Bowser appeared with him at the Atlas Performing Arts Center on H Street NE, a gentrifying corridor that illustrates the challenges cities face in balancing economic development and the needs of the poor.
She chose Bloomberg, a businessman who served three terms as mayor, from a crowded field of candidates that includes former vice president Joe Biden, who worked closely with the District during the Obama administration and whom she has praised in the past.
“What’s most important to me is we have a candidate who can defeat Donald Trump,” Bowser said at a news conference, praising Bloomberg’s plans for affordable housing and gun control. “I think Mike has demonstrated the commitment to be in this race until the end and put the necessary resources in to get it done.”
The crowd of about 100 people included top D.C. government officials and fixtures of local politics, including Cora Masters Barry, widow of former mayor Marion Barry.
Also Thursday, Richmond Mayor Levar Stoney endorsed Biden, saying he would “prioritize giving working families the shot at the American Dream that they deserve.”
Stoney, who was chair of the Virginia Democratic Party when Barack Obama and Biden were elected in 2008, said the former vice president has “dedicated his life to public service and to giving a voice to those who don’t have one. He has always stood up for what was right.”
Bloomberg, who entered the race in November, ranked fourth among Democrats and Democratic-leaning registered independent primary voters in a Washington Post-ABC News poll published Sunday, slightly trailing Sen. Elizabeth Warren (D-Mass.) and far behind Biden and Sen. Bernie Sanders (I-Vt.).
He is not on the ballot in next week’s Iowa caucuses or the following week’s New Hampshire primary, but he is pouring tens of millions of dollars into the 14 Super Tuesday states hosting primaries March 3. The District’s Democratic primary is June 2.
Bloomberg has been criticized, especially by African Americans and civil rights leaders, for backing an aggressive “stop-and-frisk” policy as New York mayor, which led to police officers stopping a disproportionate number of minorities. Shortly before launching his presidential bid, Bloomberg said he was “wrong” for supporting the policy.
Bowser, who will be a national campaign co-chair, is among more than two dozen current and former mayors to endorse Bloomberg, a list that also includes former Philadelphia mayor Michael Nutter. Bloomberg praised Bowser last week at the U.S. Conference of Mayors, saying she is “doing a terrific job” and that he hopes that “one day soon we can call her governor” — a reference to his support for D.C. statehood.

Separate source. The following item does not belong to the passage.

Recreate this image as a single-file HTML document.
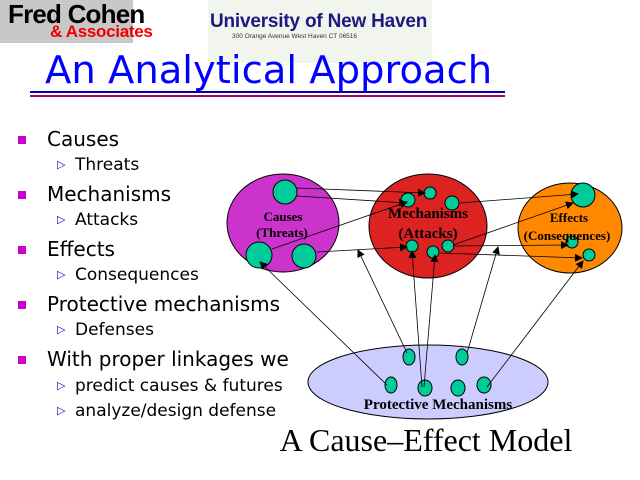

Her debut as a Bloomberg campaign surrogate was on “The Russ Parr Morning Show,” a syndicated radio show based in the District. When a host asked her how voters should respond to the “stain” of Bloomberg’s support for stop-and-frisk, Bowser said she accepted Bloomberg’s about-face.
“He regrets very much that he wasn’t looking more closely at the data and recognizing the disproportionate impact on African Americans,” Bowser said.
“All mayors are going to go and talk about public safety and do everything they can to keep their city safe, that’s one of the first jobs of the mayor,” Bowser continued. “But no mayor wants to support a policy that underneath it is harassing innocent people.”
She also praised Bloomberg’s campaign strategy to focus on Super Tuesday states instead of the much less diverse Iowa and New Hampshire.
“Mike is . . . taking an entirely different approach, and he’s going to states all over the country, populous states, diverse states that better reflect America to spread his message,” she said. “He’s laying the groundwork in D.C. for D.C. to be the 51st state, and he wants to make an early investment in our town.”